The number of factors necessary for integrating such services should not be underestimated. These include time-consuming and costly collaboration with statisticians, Internet and media experts, and computer scientists to work on components of data acquisition, data processing and filtering, personalization of results, and automation for dissemination to epidemiologists. Once developed, these technical services will require staff to train and support scientific users (eg, epidemiologists) in monitoring infectious diseases, since such activities are not yet part of regular training programs for epidemiology or public health.

Another challenge is the creation of a strategy to compare and cross-verify indicator-based and event-based data, since they can differ, especially in regard to syndromes and locations, which makes it difficult to make conclusions based on specific epidemiologic attributes.49 Nonetheless, solutions must be found, perhaps newly elaborated epidemiologic ontologies for text mining and a related process of continuous improvement. Can all this be done, and is it worth it?

The benefits to epidemiologists clearly are the data retrieved for analysis and potential public health warnings and intervention. In particular, the data's value to the early warning and detection of outbreaks needs to be demonstrated by evaluating the content found in social media and other Internet data sources. Primary content (ie, firsthand observations) provided by the users themselves is valuable, as it would likely signal a potential health threat more quickly. Here again, a usability study over time is needed to help show how useful primary content would be. Online media, weblogs, scientific and nonscientific discussion forums, and direct electronic communication could help expand event-based surveillance activities, although they may have unforeseen social aspects affecting both the data and the development of a health threat. Learning of the existence of disease through firsthand observations, for example, besides signaling health events can also influence people's perception of what they are observing. If the perceived risk of an outbreak is increased, more firsthand reporting could overinflate the health event. Studies of human behavior and Internet interaction may also help clarify social and behavioral effects (eg, age, gender, education level, income, and personality traits like extraversion, openness, and emotional stability) on content generated by social media and the Internet.

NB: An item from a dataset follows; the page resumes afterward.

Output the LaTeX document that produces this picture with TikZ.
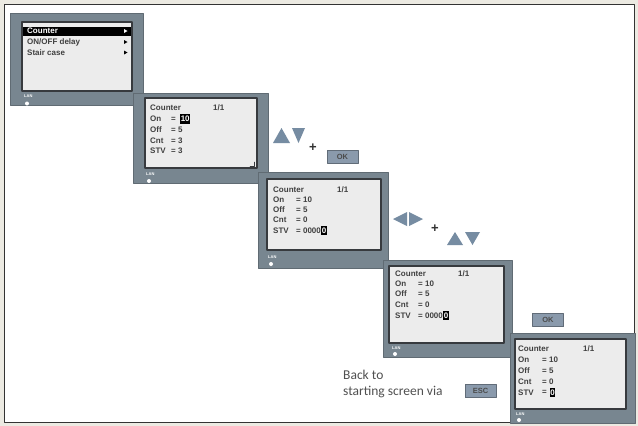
\documentclass[tikz,border=0pt]{standalone}
\usepackage{fontspec}
\setmainfont{Carlito}
\newfontfamily\lcdfont{Liberation Sans}
\definecolor{framebg}{RGB}{236,234,226}
\definecolor{bezelgray}{RGB}{120,134,144}
\definecolor{lcdbg}{RGB}{236,236,236}
\definecolor{lcdline}{RGB}{55,58,62}
\definecolor{keyblue}{RGB}{118,140,162}
\definecolor{okfill}{RGB}{138,154,172}
\definecolor{txtgray}{RGB}{80,80,80}
\tikzset{
  bezel/.style={fill=bezelgray,draw=bezelgray!80!black,line width=0.6pt},
  lcd/.style={fill=lcdbg,draw=lcdline,line width=1.2pt},
  lcdtxt/.style={anchor=west,inner sep=0pt,font=\lcdfont\bfseries\fontsize{8}{9}\selectfont,text=black!75},
  hilite/.style={lcdtxt,fill=black,text=white,inner xsep=0.6pt,inner ysep=2pt},
  lanlbl/.style={anchor=west,inner sep=0pt,font=\lcdfont\bfseries\fontsize{4}{4}\selectfont,text=white},
  keytri/.style={fill=keyblue},
  keybox/.style={fill=okfill,draw=okfill!70!black,line width=0.5pt,minimum width=31pt,minimum height=13pt,inner sep=0pt,font=\lcdfont\bfseries\fontsize{7.5}{8}\selectfont,text=black!70},
  pluskey/.style={inner sep=0pt,font=\lcdfont\bfseries\fontsize{13}{13}\selectfont,text=black!80},
  backtxt/.style={anchor=west,inner sep=0pt,font=\fontsize{13.5}{15}\selectfont,text=txtgray}
}
\begin{document}
\begin{tikzpicture}[x=1pt,y=-1pt,line cap=round,line join=round]
\useasboundingbox (0,0) rectangle (638,426);
\fill[framebg] (0,0) rectangle (638,426);
\draw[fill=white,draw=black!80,line width=0.8pt] (4,4) rectangle (634,422);
% screen 1: menu
\draw[bezel] (10,13) rectangle (143,105);
\draw[lcd] (22,22) rectangle (132,91);
\fill[black] (23,27) rectangle (131,35.5);
\node[lcdtxt,text=white] (m1) at (27,31) {Counter};
\node[lcdtxt] (m2) at (27,42) {ON/OFF delay};
\node[lcdtxt] (m3) at (27,52.5) {Stair case};
\fill[white] (124,29) -- (127.5,31) -- (124,33) -- cycle;
\fill[black] (124,40) -- (127.5,42) -- (124,44) -- cycle;
\fill[black] (124,50.5) -- (127.5,52.5) -- (124,54.5) -- cycle;
\node[lanlbl] (lan1) at (24,96) {LAN};
\fill[white] (27,103.5) circle (2);
% screen 2
\draw[bezel] (133,93) rectangle (268,183);
\draw[lcd] (145,98) rectangle (257,168);
\node[lcdtxt] (a0) at (150,108) {Counter};
\node[lcdtxt] (a0r) at (213,108) {1/1};
\node[lcdtxt] (a1) at (150,119) {On};
\node[lcdtxt] (a1e) at (171,119) {=};
\node[hilite] (a1v) at (180,119) {10};
\node[lcdtxt] (a2) at (150,130) {Off};
\node[lcdtxt] (a2e) at (171,130) {= 5};
\node[lcdtxt] (a3) at (150,140.5) {Cnt};
\node[lcdtxt] (a3e) at (171,140.5) {= 3};
\node[lcdtxt] (a4) at (150,151) {STV};
\node[lcdtxt] (a4e) at (171,151) {= 3};
\draw[lcdline,line width=0.5pt] (250,166) -- (254,166) -- (254,162);
\node[lanlbl] (lan2) at (146,174) {LAN};
\fill[white] (149,181) circle (2);
% keys: up/down + OK
\fill[keytri] (273,143) -- (281.5,128) -- (290,143) -- cycle;
\fill[keytri] (292,128) -- (305,128) -- (298.5,143) -- cycle;
\node[pluskey] (p1) at (313,148) {+};
\node[keybox] (ok1) at (342.5,156.5) {OK};
% screen 3
\draw[bezel] (258,172) rectangle (388,268);
\draw[lcd] (267,179) rectangle (381,250);
\node[lcdtxt] (b0) at (273,190) {Counter};
\node[lcdtxt] (b0r) at (337,190) {1/1};
\node[lcdtxt] (b1) at (273,200) {On};
\node[lcdtxt] (b1e) at (296,200) {= 10};
\node[lcdtxt] (b2) at (273,210) {Off};
\node[lcdtxt] (b2e) at (296,210) {= 5};
\node[lcdtxt] (b3) at (273,220) {Cnt};
\node[lcdtxt] (b3e) at (296,220) {= 0};
\node[lcdtxt] (b4) at (273,230.5) {STV};
\node[lcdtxt] (b4e) at (296,230.5) {= 0000};
\node[hilite] (b4v) at (b4e.east) {0};
\node[lanlbl] (lan3) at (268,257) {LAN};
\fill[white] (271,264) circle (2);
% keys: left/right + up/down
\fill[keytri] (393,219) -- (407,212) -- (407,226) -- cycle;
\fill[keytri] (409,212) -- (423,219) -- (409,226) -- cycle;
\node[pluskey] (p2) at (435,229) {+};
\fill[keytri] (447,245) -- (455,232) -- (463,245) -- cycle;
\fill[keytri] (465,232) -- (480,232) -- (472.5,245) -- cycle;
% screen 4
\draw[bezel] (383,260) rectangle (512,357);
\draw[lcd] (389,266) rectangle (504,343);
\node[lcdtxt] (c0) at (395,274) {Counter};
\node[lcdtxt] (c0r) at (458,274) {1/1};
\node[lcdtxt] (c1) at (395,284) {On};
\node[lcdtxt] (c1e) at (418,284) {= 10};
\node[lcdtxt] (c2) at (395,294) {Off};
\node[lcdtxt] (c2e) at (418,294) {= 5};
\node[lcdtxt] (c3) at (395,304.5) {Cnt};
\node[lcdtxt] (c3e) at (418,304.5) {= 0};
\node[lcdtxt] (c4) at (395,315.5) {STV};
\node[lcdtxt] (c4e) at (418,315.5) {= 0000};
\node[hilite] (c4v) at (c4e.east) {0};
\node[lanlbl] (lan4) at (392,348) {LAN};
\fill[white] (395,354) circle (2);
% OK to confirm
\node[keybox] (ok2) at (548,320) {OK};
% screen 5
\draw[bezel] (510,333) rectangle (635,423);
\draw[lcd] (515,339) rectangle (626,409);
\node[lcdtxt] (d0) at (518,349) {Counter};
\node[lcdtxt] (d0r) at (583,349) {1/1};
\node[lcdtxt] (d1) at (518,360) {On};
\node[lcdtxt] (d1e) at (542,360) {= 10};
\node[lcdtxt] (d2) at (518,370.5) {Off};
\node[lcdtxt] (d2e) at (542,370.5) {= 5};
\node[lcdtxt] (d3) at (518,381.5) {Cnt};
\node[lcdtxt] (d3e) at (542,381.5) {= 0};
\node[lcdtxt] (d4) at (518,392.5) {STV};
\node[lcdtxt] (d4e) at (542,392.5) {=};
\node[hilite] (d4v) at (549.5,392.5) {0};
\node[lanlbl] (lan5) at (516,414) {LAN};
\fill[white] (519,420) circle (2);
% back to start
\node[backtxt] (back1) at (343,375) {Back to};
\node[backtxt] (back2) at (343,392) {starting screen via};
\node[keybox] (esc) at (480.5,391) {ESC};
\end{tikzpicture}
\end{document}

Health authorities who intend to use content from social media and other Internet data also need to consider protection and privacy, such as legal and ethical implications related to using Internet and social media data for public health surveillance. For example, it remains unclear what data may be freely accessed and used and whether or not privacy laws and related issues will prevent the structured analysis of new data. These issues are relevant to any surveillance tool that processes Internet or social media data, especially at governmental institutions.50

Conclusion

Even though the importance of social media and Internet-based data to epidemiological surveillance is clear, health agencies have been reluctant to incorporate these data sources into their systems because many technical issues have not yet been addressed. The technologies used in event-based systems must be adapted to the individual perceptions of and interactions with their own epidemiological data and to social media and other data from the Internet. Future work in this field will have wide-reaching implications for investments in systems for early warnings of and responses to health threats across the globe and for optimal public health surveillance in the 21st century.